Gloomhaven and Frosthaven are more complex and more tactically deep games, with massive campaigns, and a similar price of entry (usually more for Frosthaven, usually less for the older Gloomhaven). If you're a hardcore dungeon crawler fan, you probably already own them - but if you don't, they're absolutely the games you should consider first if you're really interested in blowing a lot of money on a tactically rewarding dungeon crawler with an RPG-like campaign.

If you're in the market for a lighter, faster-playing dungeon crawler that still has some tactical bite, I can definitely recommend Darkwater, provided building (and perhaps painting) the models strikes you as fun.
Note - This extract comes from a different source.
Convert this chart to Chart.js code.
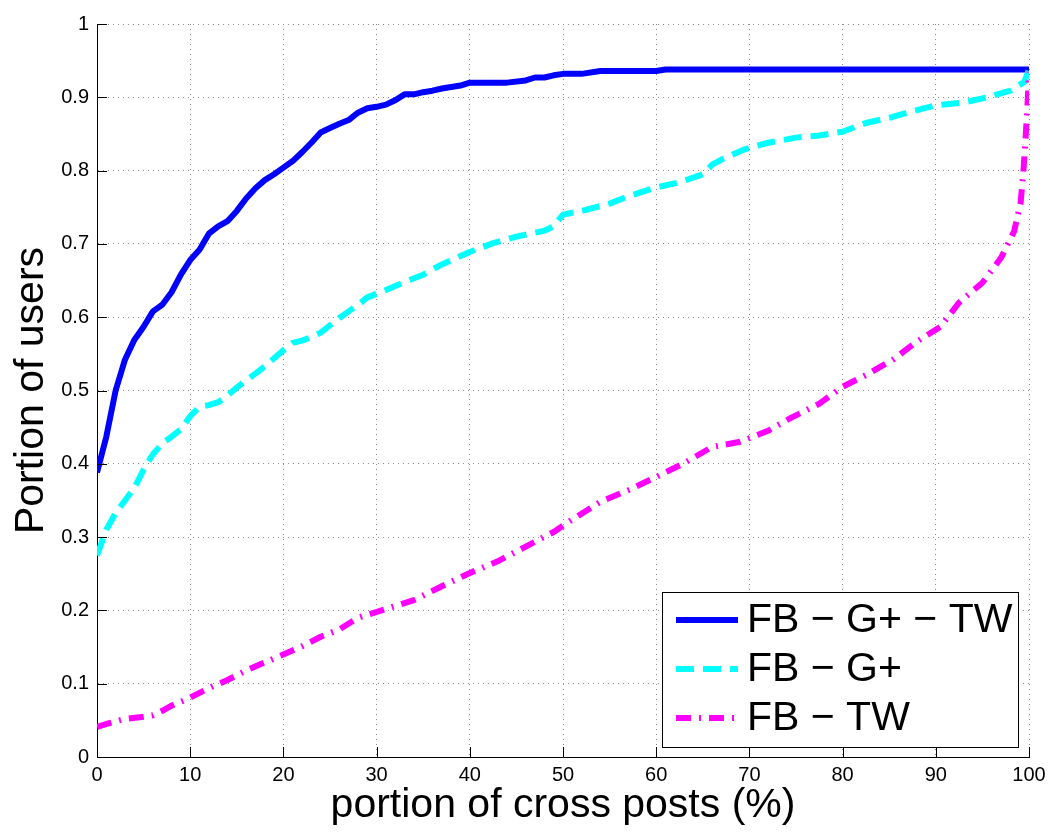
<!DOCTYPE html>
<html>
<head>
<meta charset="utf-8">
<script src="https://cdn.jsdelivr.net/npm/chart.js@4/dist/chart.umd.min.js"></script>
<style>
html,body{margin:0;padding:0;background:#fff;}
#wrap{width:1055px;height:838px;}
</style>
</head>
<body>
<div id="wrap"><canvas id="c" width="1055" height="838"></canvas></div>
<script>
// ---- data ----
const seriesNames = ["FB \u2212 G+ \u2212 TW", "FB \u2212 G+", "FB \u2212 TW"];

const allX = [0,1,2,3,4,5,6,7,8,9,10,11,12,13,14,15,16,17,18,19,20,21,22,23,24,25,26,27,28,29,30,31,32,33,34,35,36,37,38,39,40,42,44,46,47,48,49,50,52,54,56,60,61,100];
const allY = [0.388,0.437,0.500,0.542,0.569,0.587,0.608,0.617,0.634,0.658,0.678,0.692,0.714,0.724,0.731,0.745,0.762,0.776,0.787,0.795,0.804,0.813,0.825,0.838,0.852,0.858,0.864,0.869,0.879,0.885,0.887,0.890,0.896,0.904,0.904,0.907,0.909,0.912,0.914,0.916,0.920,0.920,0.920,0.923,0.927,0.927,0.930,0.932,0.932,0.936,0.936,0.936,0.938,0.938];

const gpX = [0,1,2,3,4,5,6,7,8,9,10,11,12,13,14,15,16,17,18,19,20,21,22,23,24,25,26,27,28,29,30,31,33,35,37,40,42.5,45,48,49,50,52,55,57,60,62.5,65,66,67,69.5,72,75,77.5,80,82.5,85,87.5,90,93,95.5,98,99.5,100];
const gpY = [0.275,0.310,0.333,0.350,0.367,0.392,0.413,0.428,0.437,0.447,0.465,0.478,0.480,0.484,0.493,0.504,0.514,0.523,0.533,0.544,0.555,0.565,0.568,0.573,0.579,0.589,0.599,0.608,0.617,0.627,0.632,0.637,0.648,0.658,0.672,0.689,0.701,0.710,0.718,0.724,0.740,0.745,0.755,0.765,0.777,0.784,0.795,0.808,0.815,0.829,0.838,0.845,0.848,0.853,0.865,0.872,0.881,0.889,0.893,0.900,0.909,0.921,0.938];

const twX = [0,1.5,3,5,6,7,8,10,12,14,16,18,20,22,24,26,28,31,34,37,40,43,46,49,51,54,57,60,63,66,69,72,74.5,77.5,80,82.5,85.5,88,90.5,92.5,95,97,98.4,99.1,99.4,99.6,99.8,100];
const twY = [0.041,0.047,0.052,0.055,0.057,0.063,0.070,0.081,0.094,0.105,0.118,0.129,0.140,0.151,0.164,0.174,0.190,0.202,0.214,0.233,0.251,0.267,0.287,0.307,0.324,0.348,0.364,0.382,0.401,0.423,0.430,0.445,0.463,0.482,0.505,0.521,0.543,0.567,0.587,0.620,0.647,0.681,0.717,0.756,0.799,0.838,0.879,0.935];

const xTicks = [0,10,20,30,40,50,60,70,80,90,100];
const yTicks = [0,0.1,0.2,0.3,0.4,0.5,0.6,0.7,0.8,0.9,1];

const colors = ["#0000ff", "#00ffff", "#ff00ff"];
const dashes = [[], [18, 9], [15, 8, 2, 8]];

function pts(xs, ys){ return xs.map((x,i)=>({x:x, y:ys[i]})); }
const seriesData = [pts(allX, allY), pts(gpX, gpY), pts(twX, twY)];

const FONT = "'Liberation Sans', Arial, Helvetica, sans-serif";

// inward tick marks (MATLAB-style) using the scales
const tickPlugin = {
  id: 'inTicks',
  afterDraw(chart){
    const ctx = chart.ctx, xs = chart.scales.x, ys = chart.scales.y;
    const a = chart.chartArea;
    ctx.save();
    ctx.strokeStyle = '#000'; ctx.lineWidth = 1;
    ctx.beginPath();
    yTicks.forEach(v=>{ const p = Math.round(ys.getPixelForValue(v))+0.5; ctx.moveTo(a.left, p); ctx.lineTo(a.left+10, p); });
    xTicks.forEach(v=>{ const p = Math.round(xs.getPixelForValue(v))+0.5; ctx.moveTo(p, a.bottom); ctx.lineTo(p, a.bottom-10); });
    ctx.stroke();
    ctx.restore();
  }
};

// legend box inside the axes (lower right)
const legendPlugin = {
  id: 'boxLegend',
  afterDraw(chart){
    const ctx = chart.ctx;
    const bx = 662.5, by = 592.5, bw = 356, bh = 155;
    ctx.save();
    ctx.fillStyle = '#fff'; ctx.fillRect(bx, by, bw, bh);
    ctx.strokeStyle = '#000'; ctx.lineWidth = 1; ctx.strokeRect(bx, by, bw, bh);
    const rows = [620, 669, 718];
    chart.data.datasets.forEach((ds, i)=>{
      const y = rows[i];
      ctx.strokeStyle = ds.borderColor; ctx.lineWidth = 6; ctx.lineCap = 'butt';
      ctx.setLineDash(ds.borderDash || []);
      ctx.beginPath(); ctx.moveTo(676, y); ctx.lineTo(738, y); ctx.stroke();
      ctx.setLineDash([]);
      ctx.fillStyle = '#000'; ctx.font = "41px " + FONT; ctx.textBaseline = 'middle'; ctx.textAlign = 'left';
      ctx.fillText(ds.label, 747, y + 1);
    });
    ctx.restore();
  }
};

const datasets = seriesNames.map((n,i)=>({
  label: n, data: seriesData[i], borderColor: colors[i], backgroundColor: colors[i],
  borderWidth: 6, borderDash: dashes[i], borderCapStyle: 'butt', borderJoinStyle: 'round',
  pointRadius: 0, tension: 0, fill: false, order: 3 - i
}));

new Chart(document.getElementById('c'), {
  type: 'line',
  data: { datasets },
  options: {
    responsive: false, animation: false, devicePixelRatio: 1,
    layout: { padding: { top: 24, right: 26, left: 0, bottom: 0 } },
    plugins: { legend: { display: false }, tooltip: { enabled: false } },
    scales: {
      x: {
        type: 'linear', min: 0, max: 100,
        afterBuildTicks: s => { s.ticks = xTicks.map(v=>({value:v})); },
        afterFit: s => { s.height = 81; },
        ticks: { color: '#000', font: { family: FONT, size: 20 }, padding: 6, maxRotation: 0, autoSkip: false },
        grid: { color: '#8a8a8a', lineWidth: 1, drawTicks: false },
        border: { display: true, color: '#000', width: 1, dash: [1, 4] },
        title: { display: true, text: 'portion of cross posts (%)', color: '#000', font: { family: FONT, size: 41 }, padding: { top: 0, bottom: 8 } }
      },
      y: {
        type: 'linear', min: 0, max: 1,
        afterBuildTicks: s => { s.ticks = yTicks.map(v=>({value:v})); },
        afterFit: s => { s.width = 97; },
        ticks: { color: '#000', font: { family: FONT, size: 20 }, padding: 8, autoSkip: false,
                 callback: v => String(Math.round(v*10)/10) },
        grid: { color: '#8a8a8a', lineWidth: 1, drawTicks: false },
        border: { display: true, color: '#000', width: 1, dash: [1, 4] },
        title: { display: true, text: 'Portion of users', color: '#000', font: { family: FONT, size: 41 }, padding: { top: 7, bottom: 0 } }
      }
    }
  },
  plugins: [tickPlugin, legendPlugin]
});
</script>
</body>
</html>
If that seems more like an obstacle, then I'd suggest you look at Bardsung - check my Bardsung review for my full thoughts. And for a lot less money, Descent Legends of the Dark or Gloomhaven: Jaws of the Lion are worth considering.

If you're a Warhammer fan, then you already know whether the quality of the figures is worth the price of entry to you, and you've probably been reading this review to decide whether or not to throw all the board game components in the recycling. You shouldn't - the game is good!